*EXERCISE TASK*.
Every line of the listing must be reproduced as it stands. Leave the images behind.

*DATASET EXTRACT*.
-- START --

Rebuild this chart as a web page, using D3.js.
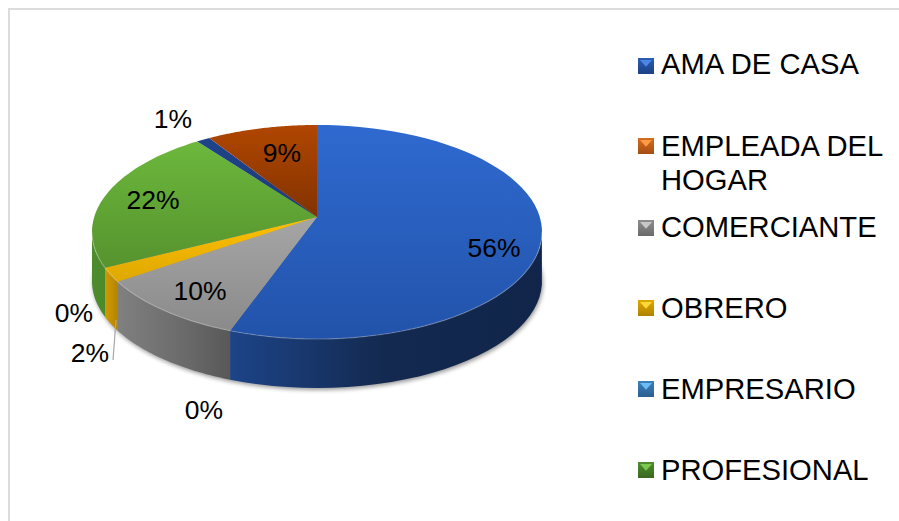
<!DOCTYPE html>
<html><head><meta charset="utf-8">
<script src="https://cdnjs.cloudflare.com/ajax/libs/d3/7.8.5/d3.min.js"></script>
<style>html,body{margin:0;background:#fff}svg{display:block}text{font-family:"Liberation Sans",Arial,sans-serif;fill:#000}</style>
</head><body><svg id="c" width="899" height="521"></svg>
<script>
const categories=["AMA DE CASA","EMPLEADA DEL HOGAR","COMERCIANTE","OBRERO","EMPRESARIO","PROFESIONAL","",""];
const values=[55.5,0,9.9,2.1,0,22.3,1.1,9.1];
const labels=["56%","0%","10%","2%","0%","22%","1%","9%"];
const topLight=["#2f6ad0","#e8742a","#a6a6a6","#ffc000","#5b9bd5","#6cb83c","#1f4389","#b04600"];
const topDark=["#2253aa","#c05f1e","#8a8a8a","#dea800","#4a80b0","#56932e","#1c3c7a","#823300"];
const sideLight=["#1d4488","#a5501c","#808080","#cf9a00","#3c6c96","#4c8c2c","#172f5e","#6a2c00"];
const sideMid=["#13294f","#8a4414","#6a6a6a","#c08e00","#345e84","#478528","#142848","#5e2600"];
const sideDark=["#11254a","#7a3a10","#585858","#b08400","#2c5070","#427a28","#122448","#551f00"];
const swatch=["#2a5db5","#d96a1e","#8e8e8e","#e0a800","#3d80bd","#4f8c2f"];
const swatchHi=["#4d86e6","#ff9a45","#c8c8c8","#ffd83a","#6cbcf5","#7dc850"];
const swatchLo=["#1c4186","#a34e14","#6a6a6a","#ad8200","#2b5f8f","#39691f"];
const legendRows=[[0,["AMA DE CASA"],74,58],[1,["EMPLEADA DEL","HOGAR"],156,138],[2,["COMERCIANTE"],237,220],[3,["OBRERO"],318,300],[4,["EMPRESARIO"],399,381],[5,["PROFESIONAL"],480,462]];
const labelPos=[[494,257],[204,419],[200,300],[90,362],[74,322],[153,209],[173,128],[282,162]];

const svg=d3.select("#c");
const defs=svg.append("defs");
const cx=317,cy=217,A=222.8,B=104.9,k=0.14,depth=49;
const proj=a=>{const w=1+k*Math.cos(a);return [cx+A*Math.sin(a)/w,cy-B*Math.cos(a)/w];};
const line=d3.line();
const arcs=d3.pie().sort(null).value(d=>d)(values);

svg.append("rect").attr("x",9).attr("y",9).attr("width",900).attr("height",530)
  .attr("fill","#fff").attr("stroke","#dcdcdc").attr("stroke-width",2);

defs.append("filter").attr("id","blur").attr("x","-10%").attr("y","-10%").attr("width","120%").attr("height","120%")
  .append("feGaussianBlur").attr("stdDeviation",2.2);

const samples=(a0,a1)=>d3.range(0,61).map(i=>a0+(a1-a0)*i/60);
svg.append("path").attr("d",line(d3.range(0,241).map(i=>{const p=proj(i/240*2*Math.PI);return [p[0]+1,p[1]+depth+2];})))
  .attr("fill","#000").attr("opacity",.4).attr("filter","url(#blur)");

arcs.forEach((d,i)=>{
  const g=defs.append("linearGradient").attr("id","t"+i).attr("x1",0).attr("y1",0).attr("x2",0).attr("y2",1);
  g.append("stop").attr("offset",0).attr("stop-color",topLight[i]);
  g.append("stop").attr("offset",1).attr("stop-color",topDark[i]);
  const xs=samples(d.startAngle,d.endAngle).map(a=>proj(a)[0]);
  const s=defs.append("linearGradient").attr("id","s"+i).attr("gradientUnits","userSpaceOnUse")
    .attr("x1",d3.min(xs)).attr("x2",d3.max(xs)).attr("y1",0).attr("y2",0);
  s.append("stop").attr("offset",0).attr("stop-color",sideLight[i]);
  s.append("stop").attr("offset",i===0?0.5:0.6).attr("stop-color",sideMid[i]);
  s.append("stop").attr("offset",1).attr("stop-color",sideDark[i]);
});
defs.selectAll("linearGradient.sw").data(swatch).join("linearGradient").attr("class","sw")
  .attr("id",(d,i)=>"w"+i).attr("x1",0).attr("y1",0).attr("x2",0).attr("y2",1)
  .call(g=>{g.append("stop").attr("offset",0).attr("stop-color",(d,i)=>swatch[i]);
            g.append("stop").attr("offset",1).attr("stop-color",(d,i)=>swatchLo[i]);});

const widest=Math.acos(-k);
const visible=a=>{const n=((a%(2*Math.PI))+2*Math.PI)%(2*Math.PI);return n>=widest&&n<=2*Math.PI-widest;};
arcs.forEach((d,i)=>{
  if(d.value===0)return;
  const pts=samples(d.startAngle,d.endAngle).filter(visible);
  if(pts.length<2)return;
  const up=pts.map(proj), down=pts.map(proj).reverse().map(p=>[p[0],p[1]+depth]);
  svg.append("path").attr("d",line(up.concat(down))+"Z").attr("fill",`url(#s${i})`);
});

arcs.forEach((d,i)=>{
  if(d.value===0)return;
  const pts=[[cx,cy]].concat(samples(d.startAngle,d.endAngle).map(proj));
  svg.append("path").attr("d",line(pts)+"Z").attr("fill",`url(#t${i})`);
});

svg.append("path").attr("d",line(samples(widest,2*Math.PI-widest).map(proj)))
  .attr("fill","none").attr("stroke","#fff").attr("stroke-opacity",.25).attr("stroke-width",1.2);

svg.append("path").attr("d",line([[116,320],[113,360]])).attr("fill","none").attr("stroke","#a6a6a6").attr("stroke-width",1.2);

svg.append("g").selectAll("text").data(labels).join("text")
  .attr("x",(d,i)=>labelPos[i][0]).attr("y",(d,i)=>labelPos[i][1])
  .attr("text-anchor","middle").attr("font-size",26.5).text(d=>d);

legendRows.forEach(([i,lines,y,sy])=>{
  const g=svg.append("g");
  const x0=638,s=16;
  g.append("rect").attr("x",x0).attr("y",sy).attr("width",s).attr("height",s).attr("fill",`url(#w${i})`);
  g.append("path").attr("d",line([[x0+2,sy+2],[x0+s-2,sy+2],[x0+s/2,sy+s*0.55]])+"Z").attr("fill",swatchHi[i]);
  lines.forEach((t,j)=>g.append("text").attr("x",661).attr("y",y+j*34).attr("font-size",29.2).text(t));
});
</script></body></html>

-- END --

*REPLY*.
Rebuild this chart as a web page, using D3.js.
<!DOCTYPE html>
<html><head><meta charset="utf-8">
<script src="https://cdnjs.cloudflare.com/ajax/libs/d3/7.8.5/d3.min.js"></script>
<style>html,body{margin:0;background:#fff}svg{display:block}text{font-family:"Liberation Sans",Arial,sans-serif;fill:#000}</style>
</head><body><svg id="c" width="899" height="521"></svg>
<script>
const categories=["AMA DE CASA","EMPLEADA DEL HOGAR","COMERCIANTE","OBRERO","EMPRESARIO","PROFESIONAL","",""];
const values=[55.5,0,9.9,2.1,0,22.3,1.1,9.1];
const labels=["56%","0%","10%","2%","0%","22%","1%","9%"];
const topLight=["#2f6ad0","#e8742a","#a6a6a6","#ffc000","#5b9bd5","#6cb83c","#1f4389","#b04600"];
const topDark=["#2253aa","#c05f1e","#8a8a8a","#dea800","#4a80b0","#56932e","#1c3c7a","#823300"];
const sideLight=["#1d4488","#a5501c","#808080","#cf9a00","#3c6c96","#4c8c2c","#172f5e","#6a2c00"];
const sideMid=["#13294f","#8a4414","#6a6a6a","#c08e00","#345e84","#478528","#142848","#5e2600"];
const sideDark=["#11254a","#7a3a10","#585858","#b08400","#2c5070","#427a28","#122448","#551f00"];
const swatch=["#2a5db5","#d96a1e","#8e8e8e","#e0a800","#3d80bd","#4f8c2f"];
const swatchHi=["#4d86e6","#ff9a45","#c8c8c8","#ffd83a","#6cbcf5","#7dc850"];
const swatchLo=["#1c4186","#a34e14","#6a6a6a","#ad8200","#2b5f8f","#39691f"];
const legendRows=[[0,["AMA DE CASA"],74,58],[1,["EMPLEADA DEL","HOGAR"],156,138],[2,["COMERCIANTE"],237,220],[3,["OBRERO"],318,300],[4,["EMPRESARIO"],399,381],[5,["PROFESIONAL"],480,462]];
const labelPos=[[494,257],[204,419],[200,300],[90,362],[74,322],[153,209],[173,128],[282,162]];

const svg=d3.select("#c");
const defs=svg.append("defs");
const cx=317,cy=217,A=222.8,B=104.9,k=0.14,depth=49;
const proj=a=>{const w=1+k*Math.cos(a);return [cx+A*Math.sin(a)/w,cy-B*Math.cos(a)/w];};
const line=d3.line();
const arcs=d3.pie().sort(null).value(d=>d)(values);

svg.append("rect").attr("x",9).attr("y",9).attr("width",900).attr("height",530)
  .attr("fill","#fff").attr("stroke","#dcdcdc").attr("stroke-width",2);

defs.append("filter").attr("id","blur").attr("x","-10%").attr("y","-10%").attr("width","120%").attr("height","120%")
  .append("feGaussianBlur").attr("stdDeviation",2.2);

const samples=(a0,a1)=>d3.range(0,61).map(i=>a0+(a1-a0)*i/60);
svg.append("path").attr("d",line(d3.range(0,241).map(i=>{const p=proj(i/240*2*Math.PI);return [p[0]+1,p[1]+depth+2];})))
  .attr("fill","#000").attr("opacity",.4).attr("filter","url(#blur)");

arcs.forEach((d,i)=>{
  const g=defs.append("linearGradient").attr("id","t"+i).attr("x1",0).attr("y1",0).attr("x2",0).attr("y2",1);
  g.append("stop").attr("offset",0).attr("stop-color",topLight[i]);
  g.append("stop").attr("offset",1).attr("stop-color",topDark[i]);
  const xs=samples(d.startAngle,d.endAngle).map(a=>proj(a)[0]);
  const s=defs.append("linearGradient").attr("id","s"+i).attr("gradientUnits","userSpaceOnUse")
    .attr("x1",d3.min(xs)).attr("x2",d3.max(xs)).attr("y1",0).attr("y2",0);
  s.append("stop").attr("offset",0).attr("stop-color",sideLight[i]);
  s.append("stop").attr("offset",i===0?0.5:0.6).attr("stop-color",sideMid[i]);
  s.append("stop").attr("offset",1).attr("stop-color",sideDark[i]);
});
defs.selectAll("linearGradient.sw").data(swatch).join("linearGradient").attr("class","sw")
  .attr("id",(d,i)=>"w"+i).attr("x1",0).attr("y1",0).attr("x2",0).attr("y2",1)
  .call(g=>{g.append("stop").attr("offset",0).attr("stop-color",(d,i)=>swatch[i]);
            g.append("stop").attr("offset",1).attr("stop-color",(d,i)=>swatchLo[i]);});

const widest=Math.acos(-k);
const visible=a=>{const n=((a%(2*Math.PI))+2*Math.PI)%(2*Math.PI);return n>=widest&&n<=2*Math.PI-widest;};
arcs.forEach((d,i)=>{
  if(d.value===0)return;
  const pts=samples(d.startAngle,d.endAngle).filter(visible);
  if(pts.length<2)return;
  const up=pts.map(proj), down=pts.map(proj).reverse().map(p=>[p[0],p[1]+depth]);
  svg.append("path").attr("d",line(up.concat(down))+"Z").attr("fill",`url(#s${i})`);
});

arcs.forEach((d,i)=>{
  if(d.value===0)return;
  const pts=[[cx,cy]].concat(samples(d.startAngle,d.endAngle).map(proj));
  svg.append("path").attr("d",line(pts)+"Z").attr("fill",`url(#t${i})`);
});

svg.append("path").attr("d",line(samples(widest,2*Math.PI-widest).map(proj)))
  .attr("fill","none").attr("stroke","#fff").attr("stroke-opacity",.25).attr("stroke-width",1.2);

svg.append("path").attr("d",line([[116,320],[113,360]])).attr("fill","none").attr("stroke","#a6a6a6").attr("stroke-width",1.2);

svg.append("g").selectAll("text").data(labels).join("text")
  .attr("x",(d,i)=>labelPos[i][0]).attr("y",(d,i)=>labelPos[i][1])
  .attr("text-anchor","middle").attr("font-size",26.5).text(d=>d);

legendRows.forEach(([i,lines,y,sy])=>{
  const g=svg.append("g");
  const x0=638,s=16;
  g.append("rect").attr("x",x0).attr("y",sy).attr("width",s).attr("height",s).attr("fill",`url(#w${i})`);
  g.append("path").attr("d",line([[x0+2,sy+2],[x0+s-2,sy+2],[x0+s/2,sy+s*0.55]])+"Z").attr("fill",swatchHi[i]);
  lines.forEach((t,j)=>g.append("text").attr("x",661).attr("y",y+j*34).attr("font-size",29.2).text(t));
});
</script></body></html>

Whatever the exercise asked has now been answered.